▶ TASK
Copy exactly the lines from the beginning of the data down to and including the line holding "(tr4) at (607,288)", without any pictures.

▶ EXTRACTED MATERIAL
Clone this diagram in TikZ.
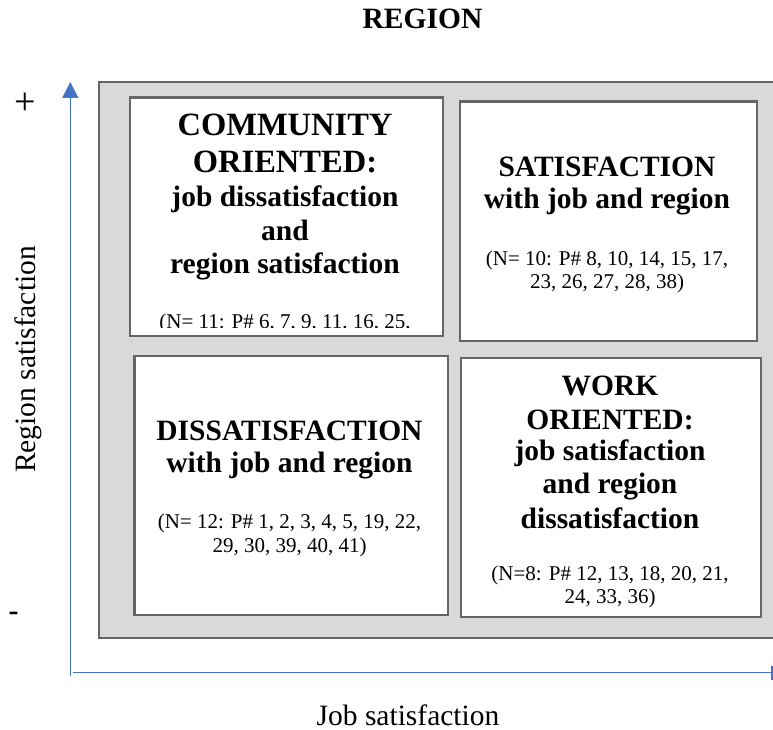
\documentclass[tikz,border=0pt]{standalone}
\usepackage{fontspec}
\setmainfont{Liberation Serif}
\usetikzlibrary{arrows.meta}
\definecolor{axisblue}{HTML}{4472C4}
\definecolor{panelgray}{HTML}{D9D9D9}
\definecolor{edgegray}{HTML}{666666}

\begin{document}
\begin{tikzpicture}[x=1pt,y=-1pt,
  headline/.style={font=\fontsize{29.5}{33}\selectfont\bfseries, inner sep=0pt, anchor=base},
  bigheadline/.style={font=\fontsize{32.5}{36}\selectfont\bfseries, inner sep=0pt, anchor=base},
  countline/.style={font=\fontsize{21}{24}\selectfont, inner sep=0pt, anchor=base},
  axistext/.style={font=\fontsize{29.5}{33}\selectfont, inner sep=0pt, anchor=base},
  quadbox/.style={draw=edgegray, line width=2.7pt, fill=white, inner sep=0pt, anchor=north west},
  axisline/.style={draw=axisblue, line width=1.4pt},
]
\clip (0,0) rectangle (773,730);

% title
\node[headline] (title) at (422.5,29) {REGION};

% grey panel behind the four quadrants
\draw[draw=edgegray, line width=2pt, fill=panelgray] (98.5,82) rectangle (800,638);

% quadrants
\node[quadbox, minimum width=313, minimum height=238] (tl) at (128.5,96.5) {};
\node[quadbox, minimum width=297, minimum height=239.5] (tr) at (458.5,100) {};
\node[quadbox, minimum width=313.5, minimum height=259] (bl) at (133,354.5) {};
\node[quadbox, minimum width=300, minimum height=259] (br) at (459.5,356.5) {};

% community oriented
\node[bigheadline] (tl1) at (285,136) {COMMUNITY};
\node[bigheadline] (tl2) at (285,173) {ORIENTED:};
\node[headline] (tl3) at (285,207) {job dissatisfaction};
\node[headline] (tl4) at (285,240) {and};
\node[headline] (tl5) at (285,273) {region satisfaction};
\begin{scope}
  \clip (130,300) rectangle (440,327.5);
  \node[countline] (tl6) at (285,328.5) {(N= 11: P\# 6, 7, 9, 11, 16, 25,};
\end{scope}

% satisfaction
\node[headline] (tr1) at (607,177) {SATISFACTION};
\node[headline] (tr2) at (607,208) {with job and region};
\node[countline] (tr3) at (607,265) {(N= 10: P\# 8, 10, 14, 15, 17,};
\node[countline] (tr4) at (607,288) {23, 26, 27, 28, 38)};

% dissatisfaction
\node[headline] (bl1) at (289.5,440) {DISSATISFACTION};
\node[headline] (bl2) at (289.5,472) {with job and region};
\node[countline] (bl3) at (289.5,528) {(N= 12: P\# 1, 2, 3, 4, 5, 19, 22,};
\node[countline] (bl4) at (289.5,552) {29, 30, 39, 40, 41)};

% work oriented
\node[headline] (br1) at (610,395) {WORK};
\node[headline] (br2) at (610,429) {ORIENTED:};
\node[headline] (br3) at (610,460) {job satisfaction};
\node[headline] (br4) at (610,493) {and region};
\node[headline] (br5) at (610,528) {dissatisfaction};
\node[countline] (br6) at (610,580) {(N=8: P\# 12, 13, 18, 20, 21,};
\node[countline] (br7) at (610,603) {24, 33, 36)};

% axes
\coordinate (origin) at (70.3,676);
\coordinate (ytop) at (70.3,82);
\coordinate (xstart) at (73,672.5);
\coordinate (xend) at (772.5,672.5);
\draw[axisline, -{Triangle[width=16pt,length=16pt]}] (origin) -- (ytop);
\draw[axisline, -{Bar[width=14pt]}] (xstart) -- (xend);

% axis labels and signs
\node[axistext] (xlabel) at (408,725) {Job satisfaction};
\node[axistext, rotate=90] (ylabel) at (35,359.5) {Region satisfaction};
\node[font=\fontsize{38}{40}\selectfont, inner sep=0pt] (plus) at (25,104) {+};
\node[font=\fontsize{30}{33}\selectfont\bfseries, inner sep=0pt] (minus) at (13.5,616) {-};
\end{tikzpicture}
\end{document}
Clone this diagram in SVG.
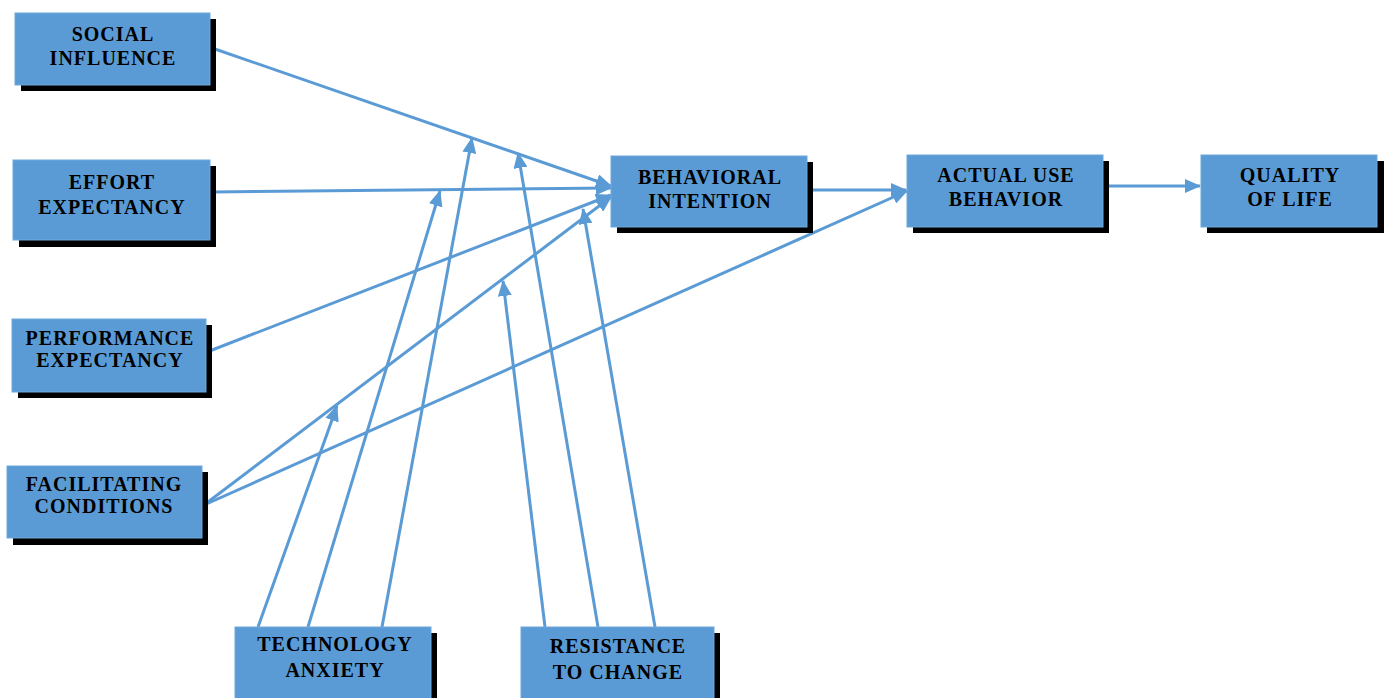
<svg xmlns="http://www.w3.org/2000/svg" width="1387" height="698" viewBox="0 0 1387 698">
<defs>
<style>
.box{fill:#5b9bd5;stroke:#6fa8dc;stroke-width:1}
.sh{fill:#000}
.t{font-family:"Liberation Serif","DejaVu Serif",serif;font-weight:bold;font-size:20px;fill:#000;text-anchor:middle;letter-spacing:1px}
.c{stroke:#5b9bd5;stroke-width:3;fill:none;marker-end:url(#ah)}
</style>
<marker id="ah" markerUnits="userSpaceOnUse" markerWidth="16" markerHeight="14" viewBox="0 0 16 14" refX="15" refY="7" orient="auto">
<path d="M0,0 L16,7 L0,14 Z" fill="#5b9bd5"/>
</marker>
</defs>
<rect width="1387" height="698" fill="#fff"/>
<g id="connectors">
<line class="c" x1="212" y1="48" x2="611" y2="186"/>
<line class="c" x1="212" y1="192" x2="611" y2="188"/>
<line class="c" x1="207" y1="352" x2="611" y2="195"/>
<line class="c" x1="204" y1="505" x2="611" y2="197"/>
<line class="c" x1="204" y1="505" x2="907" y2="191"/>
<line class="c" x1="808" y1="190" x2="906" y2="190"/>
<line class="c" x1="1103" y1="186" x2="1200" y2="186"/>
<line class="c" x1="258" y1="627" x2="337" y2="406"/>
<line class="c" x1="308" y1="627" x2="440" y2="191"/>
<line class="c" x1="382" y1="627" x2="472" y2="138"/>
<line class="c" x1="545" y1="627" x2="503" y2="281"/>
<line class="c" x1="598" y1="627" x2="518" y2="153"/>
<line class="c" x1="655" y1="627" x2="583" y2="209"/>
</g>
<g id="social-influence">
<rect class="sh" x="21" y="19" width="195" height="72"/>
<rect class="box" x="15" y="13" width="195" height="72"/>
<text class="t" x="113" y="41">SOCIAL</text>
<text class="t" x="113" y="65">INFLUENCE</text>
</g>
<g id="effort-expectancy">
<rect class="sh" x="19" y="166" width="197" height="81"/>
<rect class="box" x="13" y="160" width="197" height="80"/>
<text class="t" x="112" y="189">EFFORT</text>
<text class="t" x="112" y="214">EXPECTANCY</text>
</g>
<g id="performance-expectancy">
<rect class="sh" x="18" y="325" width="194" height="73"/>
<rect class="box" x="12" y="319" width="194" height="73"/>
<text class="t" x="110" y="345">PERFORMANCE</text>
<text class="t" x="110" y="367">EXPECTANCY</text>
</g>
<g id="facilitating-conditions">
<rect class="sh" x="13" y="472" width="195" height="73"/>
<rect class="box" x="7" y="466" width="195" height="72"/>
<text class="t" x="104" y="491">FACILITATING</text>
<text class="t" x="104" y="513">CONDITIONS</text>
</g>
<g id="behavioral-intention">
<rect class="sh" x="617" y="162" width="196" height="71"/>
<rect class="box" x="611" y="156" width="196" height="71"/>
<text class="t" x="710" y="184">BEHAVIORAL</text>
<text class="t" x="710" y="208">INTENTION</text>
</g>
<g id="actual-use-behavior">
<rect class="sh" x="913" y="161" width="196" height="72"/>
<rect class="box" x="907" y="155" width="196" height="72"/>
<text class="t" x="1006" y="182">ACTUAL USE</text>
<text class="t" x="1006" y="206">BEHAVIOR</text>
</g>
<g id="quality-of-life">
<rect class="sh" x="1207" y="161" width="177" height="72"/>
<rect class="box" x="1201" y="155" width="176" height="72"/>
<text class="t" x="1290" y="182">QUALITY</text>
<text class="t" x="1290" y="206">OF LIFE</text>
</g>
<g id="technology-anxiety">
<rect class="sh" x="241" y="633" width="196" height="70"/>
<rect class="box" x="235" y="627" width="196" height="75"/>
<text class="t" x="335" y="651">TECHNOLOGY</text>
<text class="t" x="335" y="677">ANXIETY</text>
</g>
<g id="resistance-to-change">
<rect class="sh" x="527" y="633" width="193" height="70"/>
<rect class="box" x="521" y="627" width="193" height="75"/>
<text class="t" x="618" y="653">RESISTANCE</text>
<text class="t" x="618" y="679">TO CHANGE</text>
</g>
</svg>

▶ FULL OUTPUT
Clone this diagram in TikZ.
\documentclass[tikz,border=0pt]{standalone}
\usepackage{fontspec}
\setmainfont{Liberation Serif}
\usetikzlibrary{arrows.meta}
\definecolor{axisblue}{HTML}{4472C4}
\definecolor{panelgray}{HTML}{D9D9D9}
\definecolor{edgegray}{HTML}{666666}

\begin{document}
\begin{tikzpicture}[x=1pt,y=-1pt,
  headline/.style={font=\fontsize{29.5}{33}\selectfont\bfseries, inner sep=0pt, anchor=base},
  bigheadline/.style={font=\fontsize{32.5}{36}\selectfont\bfseries, inner sep=0pt, anchor=base},
  countline/.style={font=\fontsize{21}{24}\selectfont, inner sep=0pt, anchor=base},
  axistext/.style={font=\fontsize{29.5}{33}\selectfont, inner sep=0pt, anchor=base},
  quadbox/.style={draw=edgegray, line width=2.7pt, fill=white, inner sep=0pt, anchor=north west},
  axisline/.style={draw=axisblue, line width=1.4pt},
]
\clip (0,0) rectangle (773,730);

% title
\node[headline] (title) at (422.5,29) {REGION};

% grey panel behind the four quadrants
\draw[draw=edgegray, line width=2pt, fill=panelgray] (98.5,82) rectangle (800,638);

% quadrants
\node[quadbox, minimum width=313, minimum height=238] (tl) at (128.5,96.5) {};
\node[quadbox, minimum width=297, minimum height=239.5] (tr) at (458.5,100) {};
\node[quadbox, minimum width=313.5, minimum height=259] (bl) at (133,354.5) {};
\node[quadbox, minimum width=300, minimum height=259] (br) at (459.5,356.5) {};

% community oriented
\node[bigheadline] (tl1) at (285,136) {COMMUNITY};
\node[bigheadline] (tl2) at (285,173) {ORIENTED:};
\node[headline] (tl3) at (285,207) {job dissatisfaction};
\node[headline] (tl4) at (285,240) {and};
\node[headline] (tl5) at (285,273) {region satisfaction};
\begin{scope}
  \clip (130,300) rectangle (440,327.5);
  \node[countline] (tl6) at (285,328.5) {(N= 11: P\# 6, 7, 9, 11, 16, 25,};
\end{scope}

% satisfaction
\node[headline] (tr1) at (607,177) {SATISFACTION};
\node[headline] (tr2) at (607,208) {with job and region};
\node[countline] (tr3) at (607,265) {(N= 10: P\# 8, 10, 14, 15, 17,};
\node[countline] (tr4) at (607,288) {23, 26, 27, 28, 38)};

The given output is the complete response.